Prosecutor quits case as effort fails to get 3rd death penalty for Lexington killer
Fifteen years after his first death-penalty conviction and nine years after his second, a third effort to secure the death penalty for Lexington County killer Clinton Robert Northcutt failed Tuesday.
Settling Northcutt’s sentence — for the brutal, fatal beating of his infant daughter — could take another 15 years, a defense attorney said Tuesday.
The long-delayed proceeding to reconsider Northcutt’s second death penalty unexpectedly was halted Tuesday morning at the Lexington County Courthouse when 11th Circuit Solicitor Rick Hubbard, who was prosecuting the case, said he would recuse his office from the case.
Hubbard’s decision to quit the case brought to abrupt halt the proceeding before S.C. Circuit Judge Frank Addy of Greenwood.
That sent Northcutt, 38, back to death row, where he has spent the past 15 years.
“The man’s been found guilty and given the death penalty twice,” said Laura Hudson, executive director of the S.C. Victims Council. “And we’re having to do this again. Justice moves real slowly in South Carolina. But if anybody deserves the death penalty, this man does.” Hudson said her comments were directed at the court system — not at Hubbard.
‘Open season’ on babies in Lexington?
The latest chapter in one of the state’s longer-running death penalty cases leaves Northcutt’s future yet to be determined.
Hudson, who was in the courtroom, said, “I’m very disappointed. The crime victims have been waiting a long time.”
Northcutt first was sentenced to death in 2003, after a jury found him guilty of the murder of his 4-month-old infant daughter, Breanna. Northcutt beat the infant to death because she was crying, according to evidence at that trial. A jury found Northcutt guilty and then, in the trial’s penalty phase, gave him the death penalty.
The S.C. Supreme Court upheld Northcutt’s guilty verdict in 2007.
But it found unconstitutional arguments to the jury that then-prosecutor Donnie Myers had made during the 2003 trial’s penalty phase and ordered a new sentencing.
Myers had produced a black shroud, draped it over a baby’s crib and then staged a funeral procession around the courtroom. Myers also improperly told jurors if they didn’t vote to give Northcutt the death penalty, it would be “open season” on babies in Lexington County.
In 2009, S.C. Circuit Judge James Williams sentenced Northcutt to death again after a second sentencing trial, this one a nonjury proceeding.
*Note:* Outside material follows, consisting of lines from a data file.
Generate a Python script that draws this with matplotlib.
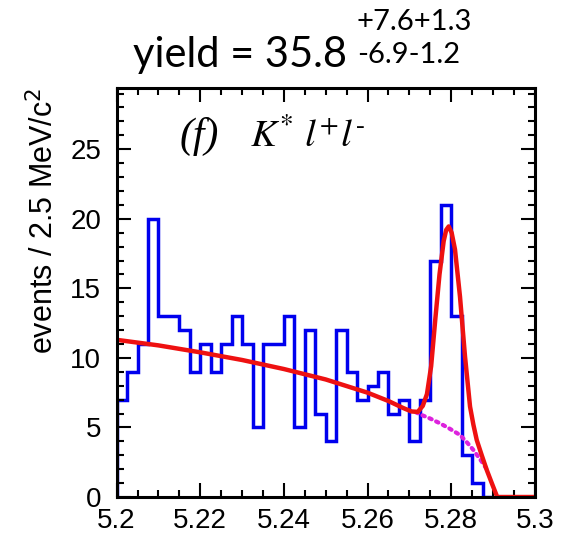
import numpy as np
import matplotlib
matplotlib.use('Agg')
import matplotlib.pyplot as plt
from matplotlib.ticker import MultipleLocator, FormatStrFormatter

plt.rcParams['font.family'] = ['Liberation Sans', 'DejaVu Sans']

# histogram: 36 bins of 2.5 MeV from 5.2 to 5.29
bin_lo = 5.2
bin_w = 0.0025
counts = [7, 9, 11, 20, 13, 13, 12, 9, 11, 9, 11, 13, 11, 5, 11, 11, 13, 5,
          12, 6, 4, 12, 9, 7, 8, 9, 6, 7, 4, 7, 17, 21, 13, 3, 1, 0]

# total fit curve
fit_x = [5.2, 5.21, 5.22, 5.23, 5.24, 5.25, 5.26, 5.265, 5.2685, 5.2705,
         5.272, 5.2732, 5.2742, 5.2752, 5.2762, 5.2772, 5.2782, 5.2788,
         5.2794, 5.2801, 5.2809, 5.2821, 5.2833, 5.2845, 5.2853, 5.2861,
         5.2873, 5.2885, 5.2897, 5.2910, 5.3]
fit_y = [11.3, 10.9, 10.4, 9.85, 9.2, 8.45, 7.5, 6.9, 6.4, 6.15,
         6.12, 6.55, 7.4, 9.4, 12.8, 16.0, 18.4, 19.2,
         19.45, 19.0, 17.8, 14.4, 10.1, 6.5, 5.2, 4.1,
         3.0, 1.94, 1.0, 0.0, 0.0]

# background component (dotted)
bkg_x = [5.2715, 5.2725, 5.2749, 5.2773, 5.2797, 5.2821, 5.2837, 5.2853, 5.2873, 5.2885]
bkg_y = [6.1, 5.95, 5.65, 5.3, 4.9, 4.46, 3.95, 3.38, 2.54, 2.0]

x_ticks = [5.2, 5.22, 5.24, 5.26, 5.28, 5.3]
y_ticks = [0, 5, 10, 15, 20, 25]

fig = plt.figure(figsize=(5.66, 5.41), dpi=100)
ax = fig.add_axes([0.206, 0.0813, 0.739, 0.756])

edges = bin_lo + bin_w * np.arange(len(counts) + 1)
ax.stairs(counts, edges, color='#0000ee', linewidth=2.5, baseline=0)
ax.plot(bkg_x, bkg_y, color='#dd22dd', linestyle=(0, (0.6, 1.2)),
        linewidth=3.0, dash_capstyle='round')
ax.plot(fit_x, fit_y, color='#ee1111', linewidth=3.2, solid_joinstyle='round')

ax.set_xlim(5.2, 5.3)
ax.set_ylim(0, 29.4)
ax.set_xticks(x_ticks)
ax.set_yticks(y_ticks)
ax.xaxis.set_major_formatter(FormatStrFormatter('%g'))
ax.xaxis.set_minor_locator(MultipleLocator(0.005))
ax.yaxis.set_minor_locator(MultipleLocator(1))
ax.tick_params(which='both', direction='in', top=True, right=True, width=1.5,
               labelsize=20)
ax.tick_params(which='major', length=10)
ax.tick_params(which='minor', length=5)
ax.tick_params(axis='x', pad=8)
ax.tick_params(axis='y', pad=11)
for s in ax.spines.values():
    s.set_linewidth(2.2)

fig.text(44 / 566, 1 - 88 / 541, 'events / 2.5 MeV/c$^2$', rotation=90,
         ha='center', va='top', fontsize=22)

# label in the plot
ax.text(0.15, 0.855, '(f)', transform=ax.transAxes, fontsize=30,
        family='Liberation Serif', style='italic', va='baseline')
ax.text(0.318, 0.855, r'$K^{*}\ l^{+}l^{\text{-}}$', transform=ax.transAxes,
        fontsize=28, math_fontfamily='stix', va='baseline')

# yield text above the frame
fig.text(133 / 566, 1 - 67 / 541, 'yield = 35.8', fontsize=30, family='Lato',
         va='baseline')
fig.text(357 / 566, 1 - 30 / 541, '+7.6+1.3', fontsize=21, family='Lato',
         va='baseline')
fig.text(357 / 566, 1 - 63 / 541, '-6.9-1.2', fontsize=21, family='Lato',
         va='baseline')

fig.savefig('out.png', dpi=100)
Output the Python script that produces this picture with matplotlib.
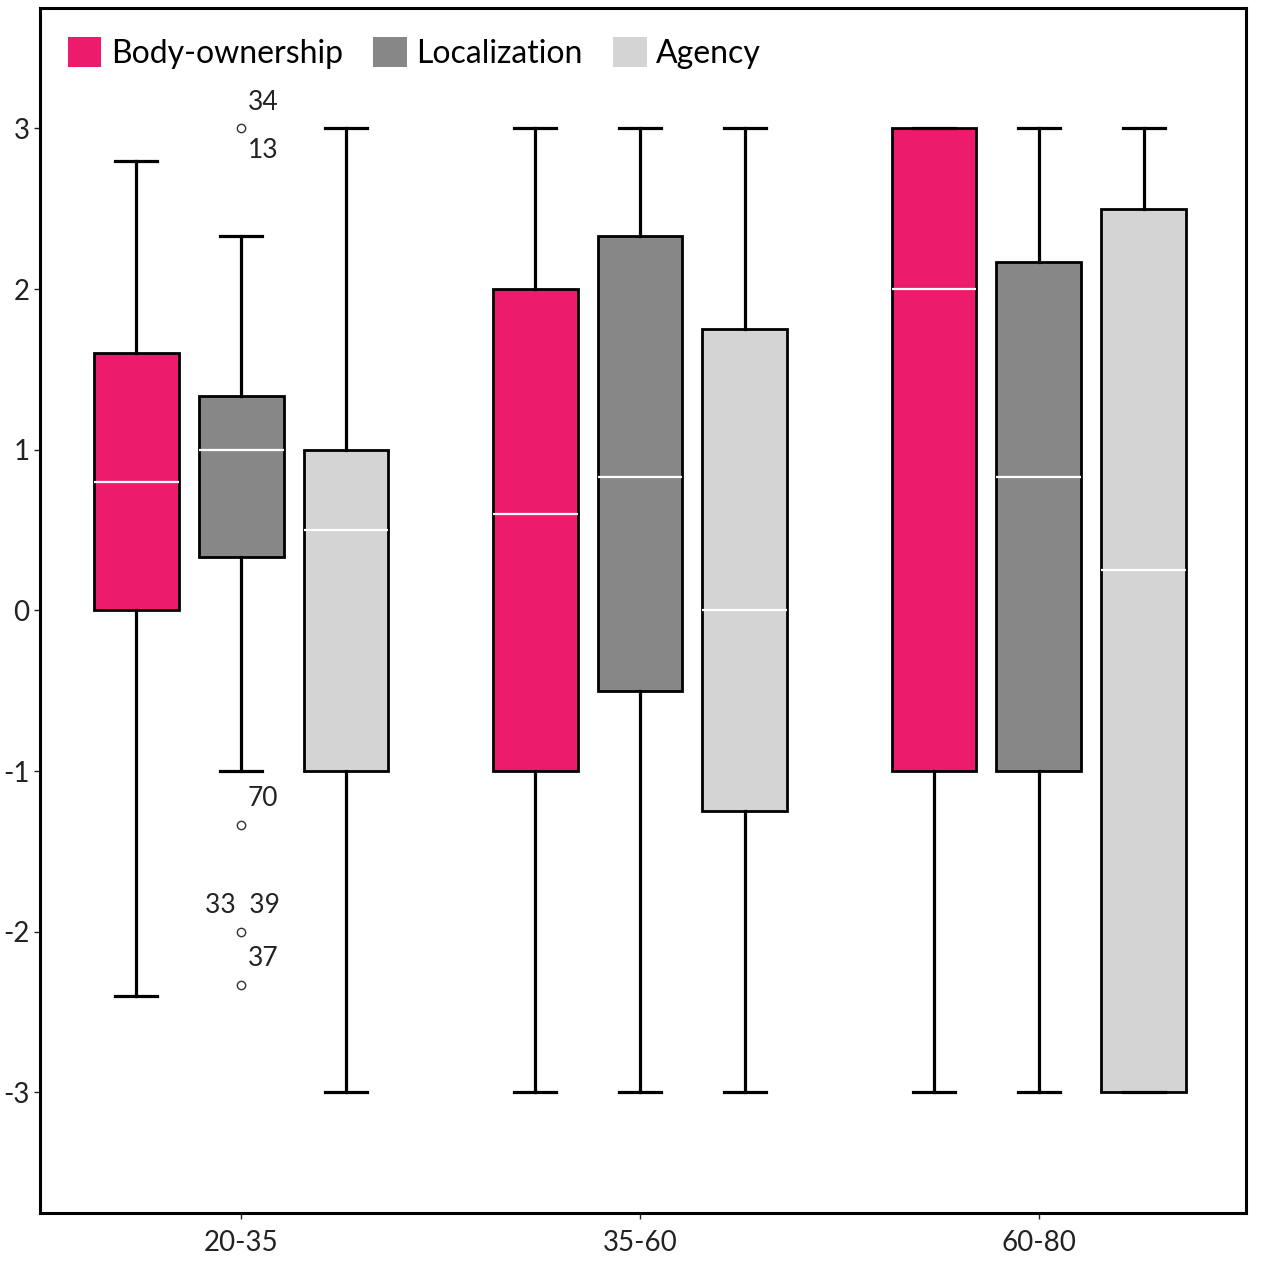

However, Northcutt’s lawyers immediately filed a motion to reconsider the death-penalty sentence. That motion asks a judge to review the record of a case and, if appropriate, change the original ruling.
But Judge Williams retired before acting on the defense motion to reconsider Northcutt’s death penalty. That motion remains pending — and stops all appeals — until it is ruled on.
In 2013, the still-pending motion to reconsider Northcutt’s death penalty was given to Judge Addy. But it was not until this week — five years later — that the motion was heard in court. No one contacted by The State could explain that delay.
‘An abundance of caution’
In preparing for the case, Hubbard’s office reached out to former Judge Williams to see if he could testify during this week’s proceedings. However, Northcutt’s defense team Tuesday objected to Hubbard’s office’s contacting Williams, saying contacting the former judge as a potential witness was improper.
Addy ruled the contact was not disqualifying for the prosecutor.
However, once the defense team raised the issue of impropriety, Hubbard told Addy that he would recuse his office from the case, “out of an abundance of caution.”
The case now will be turned over to the S.C. attorney general’s office for prosecution or for assignment to another solicitor’s office.
Hubbard, who was going to try the case with assistant prosecutor Suzanne Mayes, declined to comment Tuesday.
Defense attorney Bill McGuire of the S.C. Commission on Indigent Defense, would only say, “This case, like many other capital cases, has a number of complicated legal issues in it. Because of this history, it could be litigated another 15 or 17 years.”
McGuire’s co-counsel include Lindsey Vann and Elizabeth Franklin-Best.